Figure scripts
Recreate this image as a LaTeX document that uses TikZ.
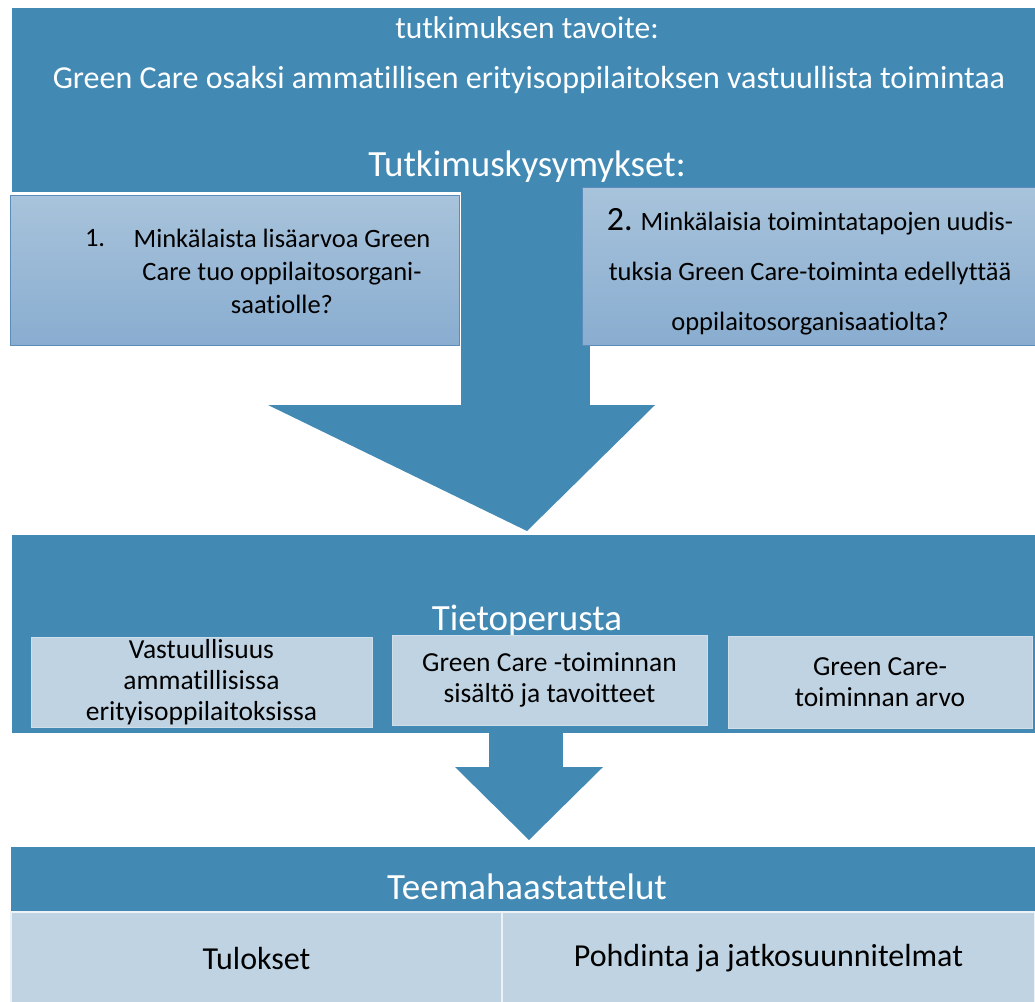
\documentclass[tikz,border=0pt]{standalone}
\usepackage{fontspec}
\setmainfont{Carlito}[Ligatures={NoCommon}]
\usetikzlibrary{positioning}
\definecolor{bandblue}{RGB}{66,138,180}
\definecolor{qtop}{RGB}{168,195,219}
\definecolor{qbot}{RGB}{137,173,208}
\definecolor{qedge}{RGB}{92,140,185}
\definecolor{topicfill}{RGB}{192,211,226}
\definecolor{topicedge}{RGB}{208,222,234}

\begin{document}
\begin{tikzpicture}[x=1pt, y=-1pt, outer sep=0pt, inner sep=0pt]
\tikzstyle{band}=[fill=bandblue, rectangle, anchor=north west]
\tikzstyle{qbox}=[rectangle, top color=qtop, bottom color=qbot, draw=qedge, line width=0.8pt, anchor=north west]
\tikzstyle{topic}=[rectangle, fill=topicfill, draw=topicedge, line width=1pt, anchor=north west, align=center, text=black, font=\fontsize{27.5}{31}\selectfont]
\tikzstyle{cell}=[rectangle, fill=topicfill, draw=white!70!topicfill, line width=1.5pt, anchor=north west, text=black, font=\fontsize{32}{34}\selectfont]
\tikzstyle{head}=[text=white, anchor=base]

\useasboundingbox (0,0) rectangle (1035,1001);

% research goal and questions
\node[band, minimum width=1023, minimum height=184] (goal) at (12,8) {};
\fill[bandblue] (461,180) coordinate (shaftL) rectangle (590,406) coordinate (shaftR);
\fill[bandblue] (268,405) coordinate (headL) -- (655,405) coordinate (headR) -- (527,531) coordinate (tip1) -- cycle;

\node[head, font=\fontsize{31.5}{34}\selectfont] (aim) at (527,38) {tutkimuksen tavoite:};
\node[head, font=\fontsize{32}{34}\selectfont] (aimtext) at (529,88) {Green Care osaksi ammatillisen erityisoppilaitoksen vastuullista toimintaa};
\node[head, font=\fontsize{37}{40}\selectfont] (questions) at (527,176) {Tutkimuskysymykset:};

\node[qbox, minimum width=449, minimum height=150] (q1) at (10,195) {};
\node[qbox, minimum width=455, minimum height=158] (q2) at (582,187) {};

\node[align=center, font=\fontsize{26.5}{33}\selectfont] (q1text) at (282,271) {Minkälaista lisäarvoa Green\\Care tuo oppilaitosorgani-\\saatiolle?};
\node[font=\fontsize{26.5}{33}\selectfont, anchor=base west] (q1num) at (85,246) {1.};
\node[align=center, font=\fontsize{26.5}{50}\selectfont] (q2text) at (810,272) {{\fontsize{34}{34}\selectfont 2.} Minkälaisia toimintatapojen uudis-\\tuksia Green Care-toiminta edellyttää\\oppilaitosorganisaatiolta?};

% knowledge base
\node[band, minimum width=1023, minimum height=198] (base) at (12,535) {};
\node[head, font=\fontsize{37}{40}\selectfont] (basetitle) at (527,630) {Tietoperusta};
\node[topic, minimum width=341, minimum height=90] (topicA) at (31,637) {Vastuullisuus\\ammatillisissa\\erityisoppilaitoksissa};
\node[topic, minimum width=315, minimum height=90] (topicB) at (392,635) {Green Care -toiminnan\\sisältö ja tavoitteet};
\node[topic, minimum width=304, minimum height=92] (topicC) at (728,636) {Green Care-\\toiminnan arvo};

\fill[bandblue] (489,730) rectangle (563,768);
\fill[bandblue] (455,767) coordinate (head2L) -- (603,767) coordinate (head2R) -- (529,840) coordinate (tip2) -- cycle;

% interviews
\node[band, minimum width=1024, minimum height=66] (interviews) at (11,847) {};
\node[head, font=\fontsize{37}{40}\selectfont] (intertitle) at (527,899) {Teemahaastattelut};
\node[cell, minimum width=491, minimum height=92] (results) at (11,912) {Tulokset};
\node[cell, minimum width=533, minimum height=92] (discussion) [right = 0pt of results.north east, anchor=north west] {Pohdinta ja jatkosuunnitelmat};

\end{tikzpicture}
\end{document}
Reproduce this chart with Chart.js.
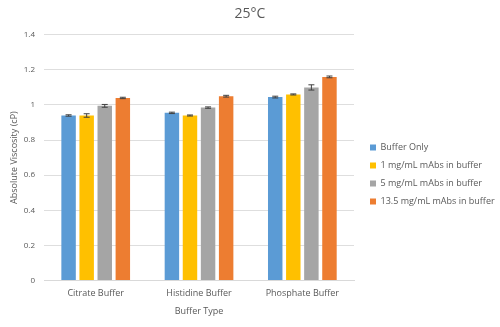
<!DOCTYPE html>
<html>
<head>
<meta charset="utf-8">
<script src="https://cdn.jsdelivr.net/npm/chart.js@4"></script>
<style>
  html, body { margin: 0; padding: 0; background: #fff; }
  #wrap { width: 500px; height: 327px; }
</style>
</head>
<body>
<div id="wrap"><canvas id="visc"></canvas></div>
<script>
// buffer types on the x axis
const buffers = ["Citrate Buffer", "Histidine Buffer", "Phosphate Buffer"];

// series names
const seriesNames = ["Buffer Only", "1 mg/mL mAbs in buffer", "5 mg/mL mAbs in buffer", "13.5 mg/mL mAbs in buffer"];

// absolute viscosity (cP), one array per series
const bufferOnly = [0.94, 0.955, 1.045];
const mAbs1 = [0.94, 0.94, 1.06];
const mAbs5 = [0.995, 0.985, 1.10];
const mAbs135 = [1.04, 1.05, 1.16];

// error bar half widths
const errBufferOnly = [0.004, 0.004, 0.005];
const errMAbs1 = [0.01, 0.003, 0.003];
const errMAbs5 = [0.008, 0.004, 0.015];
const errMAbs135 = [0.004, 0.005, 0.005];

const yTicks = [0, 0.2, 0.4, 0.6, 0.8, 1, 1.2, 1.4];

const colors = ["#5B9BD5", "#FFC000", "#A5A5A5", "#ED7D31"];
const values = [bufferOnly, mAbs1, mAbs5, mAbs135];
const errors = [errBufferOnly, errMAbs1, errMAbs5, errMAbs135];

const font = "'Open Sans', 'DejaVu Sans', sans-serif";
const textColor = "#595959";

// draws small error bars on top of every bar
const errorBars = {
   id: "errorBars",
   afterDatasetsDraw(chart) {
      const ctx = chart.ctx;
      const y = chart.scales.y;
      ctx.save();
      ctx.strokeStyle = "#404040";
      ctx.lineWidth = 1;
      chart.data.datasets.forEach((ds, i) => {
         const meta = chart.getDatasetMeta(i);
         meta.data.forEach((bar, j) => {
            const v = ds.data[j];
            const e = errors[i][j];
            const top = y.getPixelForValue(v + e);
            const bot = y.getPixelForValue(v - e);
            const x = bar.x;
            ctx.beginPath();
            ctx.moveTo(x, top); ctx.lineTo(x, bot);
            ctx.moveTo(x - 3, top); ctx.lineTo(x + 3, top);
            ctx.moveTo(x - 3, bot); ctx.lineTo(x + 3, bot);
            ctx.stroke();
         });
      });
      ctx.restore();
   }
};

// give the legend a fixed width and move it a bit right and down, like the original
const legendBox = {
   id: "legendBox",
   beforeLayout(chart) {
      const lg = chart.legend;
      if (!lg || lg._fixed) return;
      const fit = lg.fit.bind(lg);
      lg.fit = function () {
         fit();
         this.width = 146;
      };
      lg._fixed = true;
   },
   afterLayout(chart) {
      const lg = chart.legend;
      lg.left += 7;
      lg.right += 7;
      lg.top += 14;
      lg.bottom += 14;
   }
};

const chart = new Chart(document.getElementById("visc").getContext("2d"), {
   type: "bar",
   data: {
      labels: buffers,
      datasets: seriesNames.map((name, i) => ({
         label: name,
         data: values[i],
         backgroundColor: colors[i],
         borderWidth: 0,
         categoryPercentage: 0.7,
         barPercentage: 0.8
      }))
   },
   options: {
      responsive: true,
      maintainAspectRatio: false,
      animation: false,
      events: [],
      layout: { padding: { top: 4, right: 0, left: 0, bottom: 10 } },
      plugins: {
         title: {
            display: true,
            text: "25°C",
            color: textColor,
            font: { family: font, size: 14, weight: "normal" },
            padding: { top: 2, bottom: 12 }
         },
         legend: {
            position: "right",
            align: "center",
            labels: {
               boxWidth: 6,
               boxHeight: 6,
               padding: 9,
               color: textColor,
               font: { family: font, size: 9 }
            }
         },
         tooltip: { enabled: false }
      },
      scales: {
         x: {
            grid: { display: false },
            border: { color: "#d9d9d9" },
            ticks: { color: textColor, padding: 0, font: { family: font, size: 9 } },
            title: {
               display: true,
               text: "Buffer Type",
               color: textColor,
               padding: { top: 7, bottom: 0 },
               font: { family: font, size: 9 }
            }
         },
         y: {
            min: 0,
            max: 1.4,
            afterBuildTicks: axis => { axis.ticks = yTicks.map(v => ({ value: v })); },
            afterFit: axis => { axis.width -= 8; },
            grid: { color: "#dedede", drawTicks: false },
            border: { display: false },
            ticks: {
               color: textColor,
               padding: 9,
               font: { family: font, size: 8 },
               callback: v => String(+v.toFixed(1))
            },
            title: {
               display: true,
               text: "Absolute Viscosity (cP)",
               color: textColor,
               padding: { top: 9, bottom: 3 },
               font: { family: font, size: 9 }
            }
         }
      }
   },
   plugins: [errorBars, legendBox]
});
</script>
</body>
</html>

» **What the task requires**:
In the data above, please extract the lines from the first one through the line with "(tip1) -- cycle;", exactly, and keep pictures out.

» **Task solution**:
Recreate this image as a LaTeX document that uses TikZ.
\documentclass[tikz,border=0pt]{standalone}
\usepackage{fontspec}
\setmainfont{Carlito}[Ligatures={NoCommon}]
\usetikzlibrary{positioning}
\definecolor{bandblue}{RGB}{66,138,180}
\definecolor{qtop}{RGB}{168,195,219}
\definecolor{qbot}{RGB}{137,173,208}
\definecolor{qedge}{RGB}{92,140,185}
\definecolor{topicfill}{RGB}{192,211,226}
\definecolor{topicedge}{RGB}{208,222,234}

\begin{document}
\begin{tikzpicture}[x=1pt, y=-1pt, outer sep=0pt, inner sep=0pt]
\tikzstyle{band}=[fill=bandblue, rectangle, anchor=north west]
\tikzstyle{qbox}=[rectangle, top color=qtop, bottom color=qbot, draw=qedge, line width=0.8pt, anchor=north west]
\tikzstyle{topic}=[rectangle, fill=topicfill, draw=topicedge, line width=1pt, anchor=north west, align=center, text=black, font=\fontsize{27.5}{31}\selectfont]
\tikzstyle{cell}=[rectangle, fill=topicfill, draw=white!70!topicfill, line width=1.5pt, anchor=north west, text=black, font=\fontsize{32}{34}\selectfont]
\tikzstyle{head}=[text=white, anchor=base]

\useasboundingbox (0,0) rectangle (1035,1001);

% research goal and questions
\node[band, minimum width=1023, minimum height=184] (goal) at (12,8) {};
\fill[bandblue] (461,180) coordinate (shaftL) rectangle (590,406) coordinate (shaftR);
\fill[bandblue] (268,405) coordinate (headL) -- (655,405) coordinate (headR) -- (527,531) coordinate (tip1) -- cycle;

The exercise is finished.